During the firemen's strike of 1978, the British Army had taken over emergency fire fighting and on 14 January they were called out by an elderly lady in South London to retrieve her cat which had become trapped up a tree. They arrived with impressive haste and soon discharged their duty. So grateful was the lady that she invited them all in for tea. Driving off later, with fond farewells completed, they ran over the cat and killed it.

THE WORST HIJACKING from the British "Book of Heroic Failures" by Stephen Pile

We shall never know the identity of the man who in 1976 made the most unsuccessful hijack attempt ever. On a flight across America, he rose from his seat, drew a gun and took the stewardess hostage.
"Take me to Detroit," he demanded.
"We're already going to Detroit," she replied.
"Oh... good," he said, and sat down again.

THE WORST BANK ROBBERY from the British "Book of Heroic Failures" by Stephen Pile

In August 1975 three men were on their way in to rob the Royal Bank of Scotland at Rothesay, when they got stuck in the revolving doors. They had to be helped free by the staff and, after thanking everyone, sheepishly left the building. A few minutes later they returned and announced their intention of robbing the bank, but none of the staff believed them. When they demanded 5,000 pounds in cash, the head cashier laughed at them, convinced that it was a practical joke. Then one of the men jumped over the counter, but fell to the floor clutching his ankle. The other two tried to make their getaway, but got trapped in the revolving doors again.

THE WORST FISHERMAN from the British "Book of Heroic Failures" by Stephen Pile

Thomas Birch, the eighteenth-century scholar, was a keen fisherman. However, he rarely caught anything and so decided to disguise himself in order to lull the fish into a false sense of security. He constructed an outfit which made him look like a tree. His arms fitted into the branches and his eyes peered through knots in the bark. Thus attired, he set off down the river bank and took up his position. He still did not catch anything, attracting only suspicious dogs and friends who used to picnic at his feet.

THE LEAST SUCCESSFUL HANDCUFFINGfrom the British "Book of Heroic Failures"

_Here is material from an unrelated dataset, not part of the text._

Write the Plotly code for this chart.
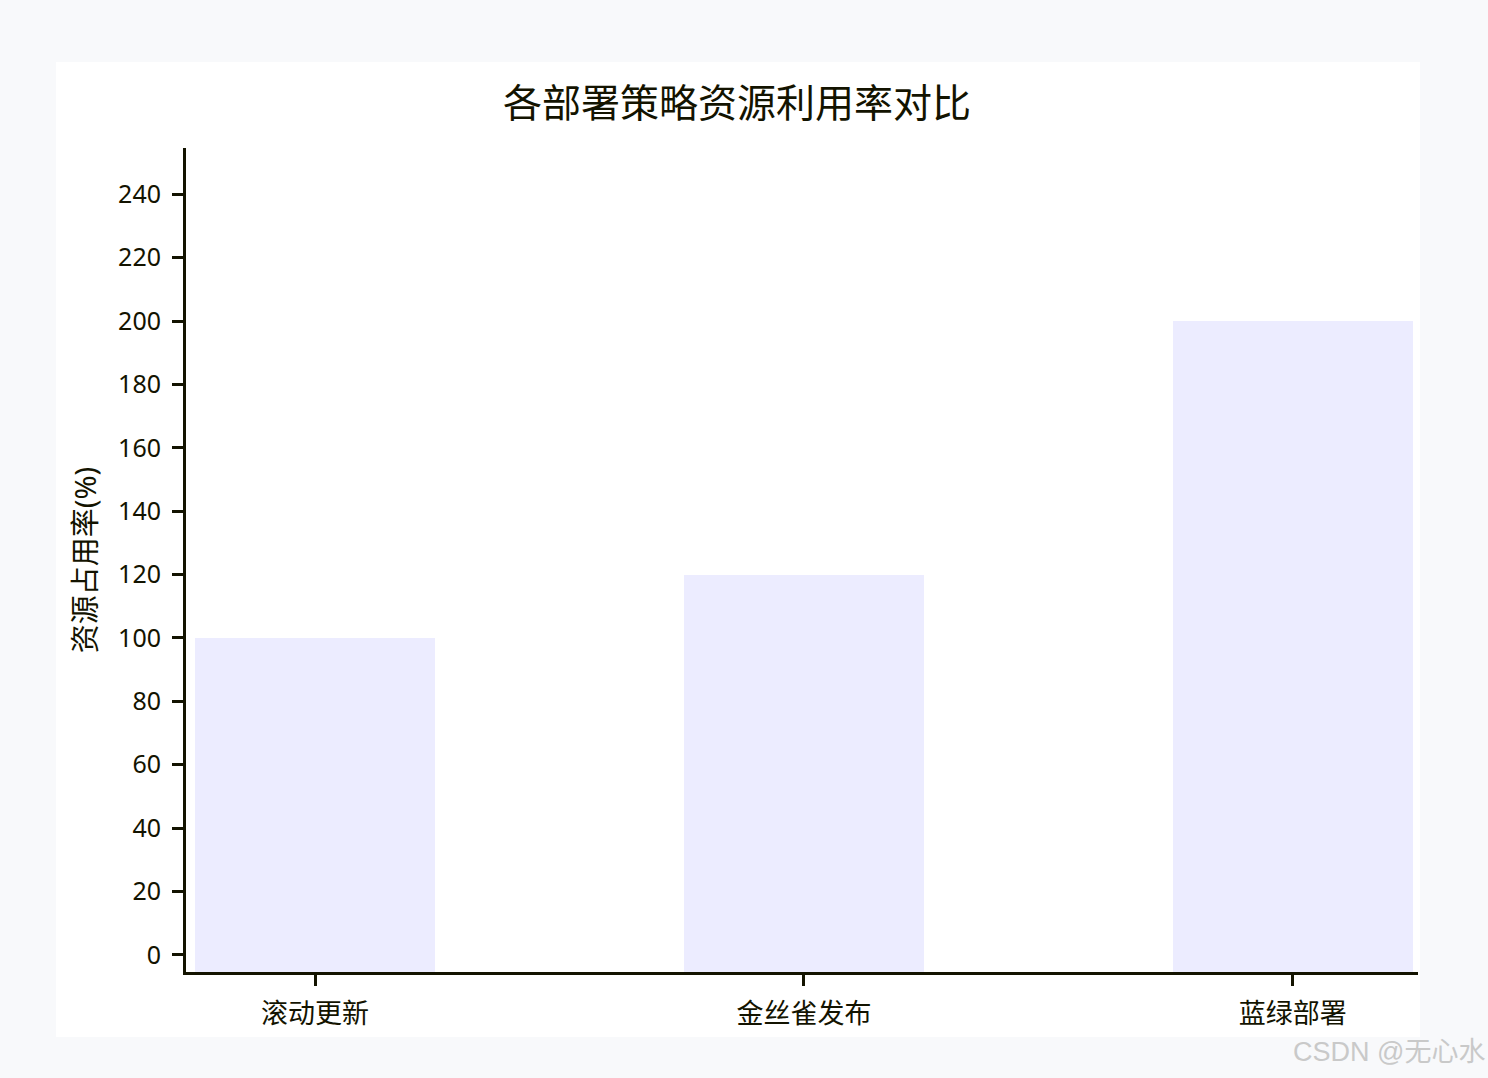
import plotly.graph_objects as go

# data
strategies = ["滚动更新", "金丝雀发布", "蓝绿部署"]
usage = [100, 120, 200]
y_ticks = [0, 20, 40, 60, 80, 100, 120, 140, 160, 180, 200, 220, 240]

# axis floor (bars start from the bottom of the plot, like the original)
y_min = -5.4
y_max = 254.6

ink = "#131300"
font_family = "Noto Sans, Noto Sans CJK SC"

fig = go.Figure()
fig.add_trace(go.Bar(
    x=strategies,
    y=[v - y_min for v in usage],
    base=y_min,
    customdata=usage,
    hovertemplate="%{x}: %{customdata}<extra></extra>",
    marker=dict(color="#ECECFF", line=dict(width=0)),
    width=0.49,
))

# white card behind the chart
fig.add_shape(
    type="rect", xref="paper", yref="paper",
    x0=-0.1055, x1=1.0016, y0=-0.0789, y1=1.1044,
    fillcolor="white", line=dict(width=0), layer="below",
)

# watermark
fig.add_annotation(
    text="CSDN @无心水", xref="paper", yref="paper",
    x=1.056, y=-0.097, xanchor="right", yanchor="middle",
    showarrow=False,
    font=dict(size=27, color="#c9c9c9", family="Liberation Sans, Noto Sans CJK SC"),
)

fig.update_layout(
    width=1488,
    height=1078,
    paper_bgcolor="#f8f9fb",
    plot_bgcolor="rgba(0,0,0,0)",
    showlegend=False,
    font=dict(family=font_family, color=ink),
    title=dict(
        text="各部署策略资源利用率对比",
        x=0.4953, xanchor="center",
        y=0.9045, yanchor="middle",
        font=dict(size=39, color=ink),
    ),
    margin=dict(l=186, r=70, t=148, b=106),
    bargap=0,
)

fig.update_xaxes(
    range=[-0.264, 2.256],
    showline=True, linewidth=3, linecolor=ink,
    ticks="outside", ticklen=11, tickwidth=3, tickcolor=ink,
    tickfont=dict(size=27, color=ink),
    ticklabelstandoff=5,
    showgrid=False, zeroline=False,
)

fig.update_yaxes(
    range=[y_min, y_max],
    tickvals=y_ticks,
    showline=True, linewidth=3, linecolor=ink,
    ticks="outside", ticklen=11, tickwidth=3, tickcolor=ink,
    tickfont=dict(size=25, color=ink),
    ticklabelstandoff=6,
    showgrid=False, zeroline=False,
    title=dict(text="资源占用率(%)", font=dict(size=29, color=ink), standoff=13),
)

fig.write_html(
    "out.html",
    config={"displayModeBar": False},
    post_script="document.body.style.margin='0';document.body.style.background='#f8f9fb';",
)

The most exciting case of handcuff difficulties was reported in the New Statesman in 1978. It arose while a British circuit judge was trying a burglar in whose possession a pair of handcuffs had been found. 'I thought,' said the judge, 'that the jury might be interested to know how handcuffs could be used to incapacitate a victim.' Brushing aside protests of the prosecuting council, he clasped one handcuff around his left wrist. 'And now,' he said, 'if I take the other handcuff...Oh do be quiet, Mr Smith (addressed to the agitated prosecutor), I am going to show the jury how these things work.' Only when the judge was completely fettered did he learn that the police had not yet recovered the keys. The hearing was adjourned while the judge was led off to the tender mercies of the local blacksmith.